Selbstverteidigung beginnt im Kopf - und im Kinderwagen. Frauen müssen sich trauen: Selbstbewusstsein kann potenzielle Täter vom Angriff abhalten.
Mit welchem Geräusch bricht ein kleiner Finger? Darüber möchte ich nicht nachdenken müssen. Nicht, wenn dieser Finger zusammen mit neun anderen an meinem Hals liegt und mir die Luft abdrückt. Ob es knackt wie eine splitternde Salzstange oder wie ein dürrer Zweig, ist absolute Nebensache. Wenn's blöd läuft, ist mein Leben in Gefahr. Im günstigeren Fall meine körperliche Unversehrtheit.
Überraschungsmoment. Um den geht's. Wenn ich eine Chance habe, dann in diesem kleinen Augenblick. Wenn der Angreifer nicht mit Gegenwehr rechnet.
Kleiner Test. Einfach mal Daumen und Zeigefinger einer Hand fest zusammenpressen. Dann mit der anderen Hand versuchen, gegen den Widerstand den Zeigefinger zu lösen. Das Gleiche auch mit den anderen Fingern probieren.
Wie läuft's? Misserfolg. Misserfolg. Misserfolg. Und, beim kleinen Finger? Der hat im Laufe der Entwicklung der menschlichen Hand seine Haltekraft verloren.
Bloß nicht hinhören müssen?
Schwachstellen kennen. Darum geht es bei der Selbstverteidigung. Mit welchem Geräusch bricht ein kleiner Finger?
Auf diese Fragestellung hat Alfred Kluge die Kursteilnehmerinnen in der Turnhalle des kronacher Schukzentrums erst einmal bringen müssen. Wenn's nicht anders geht - Finger brechen. Ja. Aber dabei zuhören müssen? "Uuuuuh".

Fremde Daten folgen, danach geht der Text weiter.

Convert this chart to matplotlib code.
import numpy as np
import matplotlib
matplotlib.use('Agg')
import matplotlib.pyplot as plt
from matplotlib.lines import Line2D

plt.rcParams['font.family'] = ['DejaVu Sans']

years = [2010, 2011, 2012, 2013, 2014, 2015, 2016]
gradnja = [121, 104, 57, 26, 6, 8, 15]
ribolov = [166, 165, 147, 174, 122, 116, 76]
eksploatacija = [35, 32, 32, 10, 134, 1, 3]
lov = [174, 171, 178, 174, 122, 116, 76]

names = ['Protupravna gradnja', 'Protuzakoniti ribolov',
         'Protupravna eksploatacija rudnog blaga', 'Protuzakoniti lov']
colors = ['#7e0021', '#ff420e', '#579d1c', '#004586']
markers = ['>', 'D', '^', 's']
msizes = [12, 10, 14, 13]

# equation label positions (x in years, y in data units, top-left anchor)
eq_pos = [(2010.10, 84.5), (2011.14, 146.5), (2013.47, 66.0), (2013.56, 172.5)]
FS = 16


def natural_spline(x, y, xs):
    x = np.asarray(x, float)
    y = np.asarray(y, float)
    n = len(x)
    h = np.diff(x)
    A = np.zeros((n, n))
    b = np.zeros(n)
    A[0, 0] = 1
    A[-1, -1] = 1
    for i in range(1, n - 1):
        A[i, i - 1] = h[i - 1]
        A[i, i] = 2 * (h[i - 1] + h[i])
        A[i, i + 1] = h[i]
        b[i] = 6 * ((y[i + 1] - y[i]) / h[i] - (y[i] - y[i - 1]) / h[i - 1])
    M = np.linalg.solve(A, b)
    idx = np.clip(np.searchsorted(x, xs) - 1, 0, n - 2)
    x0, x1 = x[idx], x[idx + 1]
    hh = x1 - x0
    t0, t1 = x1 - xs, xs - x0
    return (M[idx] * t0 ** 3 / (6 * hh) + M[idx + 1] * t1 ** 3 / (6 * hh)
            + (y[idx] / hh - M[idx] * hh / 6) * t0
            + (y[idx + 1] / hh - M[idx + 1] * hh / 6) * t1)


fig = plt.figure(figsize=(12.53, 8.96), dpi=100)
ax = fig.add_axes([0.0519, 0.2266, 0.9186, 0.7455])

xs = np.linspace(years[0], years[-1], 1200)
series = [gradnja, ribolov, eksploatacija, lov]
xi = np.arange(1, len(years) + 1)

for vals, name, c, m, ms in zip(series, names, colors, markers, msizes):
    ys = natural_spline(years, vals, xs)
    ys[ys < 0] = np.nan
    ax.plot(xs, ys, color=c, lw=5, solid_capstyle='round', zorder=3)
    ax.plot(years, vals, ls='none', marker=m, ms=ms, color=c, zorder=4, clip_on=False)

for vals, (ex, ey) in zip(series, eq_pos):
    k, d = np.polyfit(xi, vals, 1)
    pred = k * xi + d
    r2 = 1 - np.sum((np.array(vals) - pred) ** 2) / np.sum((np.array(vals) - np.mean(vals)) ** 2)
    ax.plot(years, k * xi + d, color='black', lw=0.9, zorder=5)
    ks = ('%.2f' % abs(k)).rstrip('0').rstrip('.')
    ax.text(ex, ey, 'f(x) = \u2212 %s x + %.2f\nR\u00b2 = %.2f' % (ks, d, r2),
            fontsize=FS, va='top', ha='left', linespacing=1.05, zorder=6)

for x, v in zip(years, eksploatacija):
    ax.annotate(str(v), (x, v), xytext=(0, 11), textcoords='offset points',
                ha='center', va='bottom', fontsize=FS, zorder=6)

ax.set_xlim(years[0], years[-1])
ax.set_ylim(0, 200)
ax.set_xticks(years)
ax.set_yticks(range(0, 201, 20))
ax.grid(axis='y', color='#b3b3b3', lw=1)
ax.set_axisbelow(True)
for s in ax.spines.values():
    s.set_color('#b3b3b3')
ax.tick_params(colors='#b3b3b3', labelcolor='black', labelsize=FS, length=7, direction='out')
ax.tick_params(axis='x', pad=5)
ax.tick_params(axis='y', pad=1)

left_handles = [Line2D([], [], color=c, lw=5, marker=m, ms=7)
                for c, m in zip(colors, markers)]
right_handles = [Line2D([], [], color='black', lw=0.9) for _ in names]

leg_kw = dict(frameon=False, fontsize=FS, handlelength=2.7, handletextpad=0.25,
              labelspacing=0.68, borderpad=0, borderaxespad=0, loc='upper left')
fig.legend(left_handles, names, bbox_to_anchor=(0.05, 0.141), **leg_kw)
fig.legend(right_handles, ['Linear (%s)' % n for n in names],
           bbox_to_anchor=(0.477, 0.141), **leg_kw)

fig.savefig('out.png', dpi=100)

Zwischen nicht darüber nachdenken wollen und nicht darüber nachdenken müssen liegt ein Lernprozess. Das werden sie schon noch herausfinden, an diesem Nachmittag. Es geht nicht ums Möchten. Es geht ums Machen.
Und um die Verhältnismäßigkeit der Mittel. Wenn mich jemand in der Kneipe antatscht und ich habe was dagegen, muss (und darf) ich dem Typen nicht gleich den Finger ins Auge rammen. Da gibt es andere "Denkzettel", die weh und gegebenenfalls verdammt weh tun können.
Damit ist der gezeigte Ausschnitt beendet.